Trump introduced Juan Guaidó, the leader of Venezuela’s opposition movement, who was sitting in the House gallery, calling him “the true and legitimate leader” of his country—without noting that, apart from some inflaming rhetoric in the early stages of the rebellion, roughly a year ago, Trump has done nothing for Guaidó’s cause.*

Trump boasted that he’d finally persuaded our allies to “pay their fair share” on defense spending, raising the contributions from the other NATO nations by $400 billion.
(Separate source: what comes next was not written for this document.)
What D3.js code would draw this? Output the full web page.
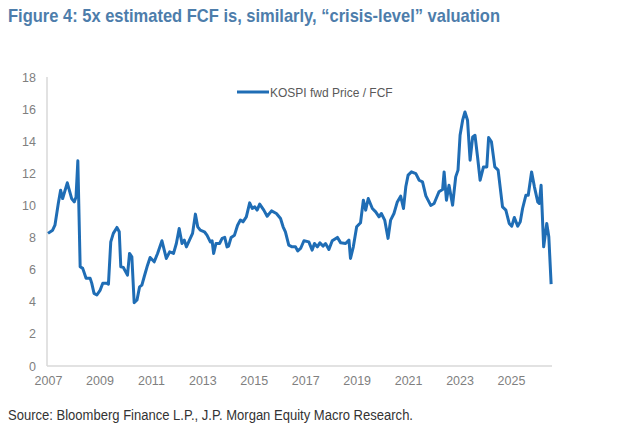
<!DOCTYPE html>
<html>
<head>
<meta charset="utf-8">
<script src="https://cdn.jsdelivr.net/npm/d3@7"></script>
<style>
  body { margin: 0; background: #fff; }
  svg { display: block; }
</style>
</head>
<body>
<div id="chart"></div>
<script>

// KOSPI fwd Price / FCF: decimal year and value
var years = [
  2007.00, 2007.18, 2007.27, 2007.40, 2007.49, 2007.57, 2007.75, 2007.92, 2008.02, 2008.09,
  2008.16, 2008.25, 2008.35, 2008.48, 2008.64, 2008.70, 2008.79, 2008.90, 2009.03, 2009.13,
  2009.29, 2009.35, 2009.44, 2009.54, 2009.68, 2009.77, 2009.83, 2009.93, 2010.09, 2010.17,
  2010.26, 2010.35, 2010.46, 2010.56, 2010.65, 2010.74, 2010.87, 2010.97, 2011.13, 2011.26,
  2011.43, 2011.60, 2011.73, 2011.88, 2011.99, 2012.10, 2012.21, 2012.30, 2012.38, 2012.50,
  2012.62, 2012.73, 2012.82, 2012.92, 2013.08, 2013.18, 2013.31, 2013.38, 2013.44, 2013.53,
  2013.67, 2013.77, 2013.87, 2013.96, 2014.02, 2014.12, 2014.25, 2014.37, 2014.48, 2014.58,
  2014.71, 2014.84, 2014.94, 2015.04, 2015.13, 2015.23, 2015.39, 2015.52, 2015.69, 2015.88,
  2016.04, 2016.14, 2016.23, 2016.36, 2016.49, 2016.62, 2016.71, 2016.82, 2016.95, 2017.14,
  2017.27, 2017.36, 2017.47, 2017.57, 2017.69, 2017.79, 2017.92, 2018.05, 2018.25, 2018.38,
  2018.57, 2018.70, 2018.76, 2018.87, 2019.00, 2019.15, 2019.26, 2019.35, 2019.45, 2019.61,
  2019.74, 2019.87, 2019.96, 2020.09, 2020.22, 2020.32, 2020.45, 2020.58, 2020.71, 2020.82,
  2020.91, 2021.00, 2021.13, 2021.30, 2021.43, 2021.56, 2021.69, 2021.88, 2022.01, 2022.20,
  2022.34, 2022.40, 2022.49, 2022.59, 2022.73, 2022.85, 2022.94, 2023.02, 2023.12, 2023.21,
  2023.31, 2023.41, 2023.51, 2023.60, 2023.70, 2023.80, 2023.93, 2024.06, 2024.13, 2024.24,
  2024.37, 2024.50, 2024.67, 2024.80, 2024.93, 2025.03, 2025.13, 2025.26, 2025.36, 2025.45,
  2025.58, 2025.67, 2025.80, 2025.91, 2026.04, 2026.10, 2026.17, 2026.27, 2026.39, 2026.47,
  2026.56
];
var pfcf = [
  8.26, 8.46, 8.77, 10.12, 10.95, 10.43, 11.41, 10.43, 10.22, 10.53,
  12.78, 6.18, 6.08, 5.46, 5.46, 5.16, 4.52, 4.42, 4.73, 5.15,
  5.15, 5.10, 7.73, 8.26, 8.63, 8.36, 6.18, 6.14, 5.66, 7.01,
  6.80, 3.94, 4.11, 4.93, 5.04, 5.56, 6.28, 6.76, 6.49, 7.01,
  7.80, 6.70, 7.11, 7.01, 7.63, 8.57, 7.63, 7.84, 7.42, 7.84,
  8.26, 9.46, 8.67, 8.46, 8.36, 8.15, 7.73, 7.80, 7.01, 7.63,
  7.63, 7.95, 8.01, 7.42, 7.47, 8.01, 8.15, 8.77, 9.09, 8.98,
  9.29, 10.16, 9.81, 9.91, 9.71, 10.08, 9.71, 9.33, 9.66, 9.50,
  9.19, 8.67, 8.36, 7.53, 7.42, 7.42, 7.17, 7.32, 7.80, 7.73,
  7.22, 7.63, 7.42, 7.67, 7.47, 7.63, 7.26, 7.80, 8.01, 7.67,
  7.63, 7.84, 6.70, 7.42, 8.67, 8.92, 10.33, 9.71, 10.43, 9.81,
  9.60, 9.29, 9.50, 9.09, 7.95, 9.09, 9.50, 10.22, 10.58, 9.81,
  11.16, 11.89, 12.09, 11.98, 11.57, 11.47, 10.60, 10.00, 10.12, 10.85,
  10.99, 12.09, 10.33, 11.26, 10.02, 11.78, 12.20, 14.37, 15.31, 15.82,
  15.31, 12.82, 14.27, 14.37, 13.02, 11.57, 12.40, 12.40, 14.23, 13.96,
  12.40, 12.20, 9.91, 9.71, 8.88, 8.71, 9.25, 8.71, 8.98, 9.81,
  10.64, 10.64, 12.09, 11.16, 10.22, 10.12, 11.26, 7.42, 8.88, 8.05,
  5.10
];

var yTicks = [0, 2, 4, 6, 8, 10, 12, 14, 16, 18];
var xTicks = [2007, 2009, 2011, 2013, 2015, 2017, 2019, 2021, 2023, 2025];

var seriesName = "KOSPI fwd Price / FCF";
var titleText = "Figure 4: 5x estimated FCF is, similarly, \u201ccrisis-level\u201d valuation";
var sourceText = "Source: Bloomberg Finance L.P., J.P. Morgan Equity Macro Research.";

var W = 640, H = 447;

var svg = d3.select("#chart")
  .append("svg")
  .attr("width", W)
  .attr("height", H);

svg.append("rect")
  .attr("width", W)
  .attr("height", H)
  .attr("fill", "#fff");

// plot area (don't call it "top", window.top is taken)
var plotL = 47, plotR = 552, plotT = 77, plotB = 366;

var x = d3.scaleLinear()
  .domain([2007, 2025])
  .range([48, 511]);

var y = d3.scaleLinear()
  .domain([0, 18])
  .range([plotB, plotT]);

// title, narrow bold look squeezed to the reference width
svg.append("text")
  .attr("x", 8)
  .attr("y", 22)
  .attr("font-family", "'Liberation Sans Narrow', 'Arial Narrow', 'Liberation Sans', sans-serif")
  .attr("font-weight", "bold")
  .attr("font-size", 19)
  .attr("fill", "#4d7dab")
  .attr("textLength", 492)
  .attr("lengthAdjust", "spacingAndGlyphs")
  .text(titleText);

// axes lines
svg.append("line")
  .attr("x1", plotL).attr("x2", plotL)
  .attr("y1", plotT).attr("y2", plotB)
  .attr("stroke", "#d9d9d9")
  .attr("stroke-width", 1.5);

svg.append("line")
  .attr("x1", plotL).attr("x2", plotR)
  .attr("y1", plotB).attr("y2", plotB)
  .attr("stroke", "#d9d9d9")
  .attr("stroke-width", 1.5);

// y axis labels
var yAxis = d3.axisLeft(y)
  .tickValues(yTicks)
  .tickSize(0)
  .tickPadding(11)
  .tickFormat(d3.format("d"));

var gy = svg.append("g")
  .attr("transform", "translate(" + plotL + ",0)")
  .call(yAxis);
gy.select(".domain").remove();
gy.selectAll("text")
  .attr("font-family", "'Liberation Sans', Arial, sans-serif")
  .attr("font-size", 12.5)
  .attr("fill", "#7f7f7f");

// x axis labels
var xAxis = d3.axisBottom(x)
  .tickValues(xTicks)
  .tickSize(0)
  .tickPadding(10)
  .tickFormat(d3.format("d"));

var gx = svg.append("g")
  .attr("transform", "translate(0," + plotB + ")")
  .call(xAxis);
gx.select(".domain").remove();
gx.selectAll("text")
  .attr("font-family", "'Liberation Sans', Arial, sans-serif")
  .attr("font-size", 12.5)
  .attr("fill", "#7f7f7f");

// the series
var pts = years.map(function(d, i) { return [d, pfcf[i]]; });

var line = d3.line()
  .x(function(d) { return x(d[0]); })
  .y(function(d) { return y(d[1]); });

svg.append("path")
  .datum(pts)
  .attr("d", line)
  .attr("fill", "none")
  .attr("stroke", "#1f6db5")
  .attr("stroke-width", 3)
  .attr("stroke-linejoin", "round");

// legend
svg.append("line")
  .attr("x1", 237).attr("x2", 269)
  .attr("y1", 92).attr("y2", 92)
  .attr("stroke", "#1f6db5")
  .attr("stroke-width", 3);

svg.append("text")
  .attr("x", 270)
  .attr("y", 96.5)
  .attr("font-family", "'Liberation Sans', Arial, sans-serif")
  .attr("font-size", 12)
  .attr("fill", "#595959")
  .text(seriesName);

// source
svg.append("text")
  .attr("x", 8)
  .attr("y", 420)
  .attr("font-family", "'Liberation Sans Narrow', 'Arial Narrow', 'Liberation Sans', sans-serif")
  .attr("font-size", 14)
  .attr("fill", "#333")
  .attr("textLength", 405)
  .attr("lengthAdjust", "spacingAndGlyphs")
  .text(sourceText);

</script>
</body>
</html>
In fact, the allies have boosted their spending by $130 billion—not nothing, but far below triumphant. (Trump has said he hopes they’ll raise their share by $400 billion by 2024.) Even now, only a handful of NATO nations have met the goal of spending 2 percent of their GDP on defense, and except for Britain, those are hardly the wealthiest nations: Bulgaria, Greece, Poland, Estonia, Latvia, Lithuania, and Romania.

The president properly celebrated the destruction of the Islamic State’s caliphate and the military’s killing of its leader, Abu Bakr al-Baghdadi. However, Trump ignored the recent report by the Defense Intelligence Agency concluding that Baghdadi’s death had no impact on ISIS operations, which have increased as the result of Trump’s pullout from northern Syria.

Trump also mentioned his “groundbreaking path for peace between Israel and the Palestinians,” but offered no elaboration—or reason. The plan has been unanimously rejected by the Arab League—including the leaders of the three nations who appeared alongside Trump at the peace plan’s announcement and who denounced it after reading the fine print—and by the European Union, which declared that its terms violated international law.

“Our job,” Trump said, reciting his campaign slogan, “is to put America first.” This is less profound than he pretends. None of his rival politicians believes in putting America second. Where they differ is with Trump’s concept of “America first,” which has left America alone.

Correction, Feb. 5, 2020: This piece originally misspelled Juan Guaidó’s paternal surname.